Posted October 15, 2010
Raleigh, N.C. — More than a week after a team of computer experts were dispatched to the state Employment Security Commission, officials are still trying to sort out problems plaguing the agency.
Two weeks ago, Gov. Beverly Perdue ordered the ESC to stop docking unemployed North Carolina residents for jobless benefits that they mistakenly received this year and to waive repayment of the $28 million that was improperly paid.
A computer programming error led to overpayments to about 38,000 people receiving a second year of benefits. The mistakes started with checks issued in January, and they continued after an internal audit caught the problem in mid-May.
Last month, the agency began sending letters to people to inform them of the errors and to detail how much they might owe. ESC officials said many of the people receiving letters would end up owing nothing, and about 15 percent were underpaid and would be eligible to receive more money.
Calling the situation "ludicrous" and "absurd," Perdue sent IT experts from the state budget office to the ESC to resolve the computer problem and expedite the repayment of money to people who had seen some of their weekly benefit checks cut in half.

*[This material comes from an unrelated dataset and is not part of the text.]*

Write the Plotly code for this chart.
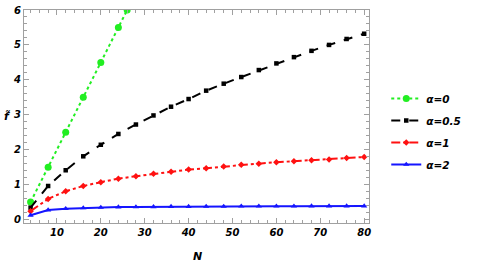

ESC spokesman Larry Parker said Friday that the agency had started making repayments, but he couldn't say how much had been repaid, how much was still left to repay or how long the agency expected the process to take.
The episode left Perdue frustrated with the ESC's management, but she hasn't yet taken any action on appointing new leadership at the agency.
Mark Johnson, a spokesman for Perdue, said Friday that the governor wants to rectify the problems at ESC before deciding whether management changes are needed.
The ESC also continues to work with the U.S. Department of Labor on a plan for the state to repay the federal government the $28 million in overpayments, Parker said.
The mistake also created other problems for the ESC. Parker said the agency had to delaying launching a job search program because its computer system couldn't be shut down to install it.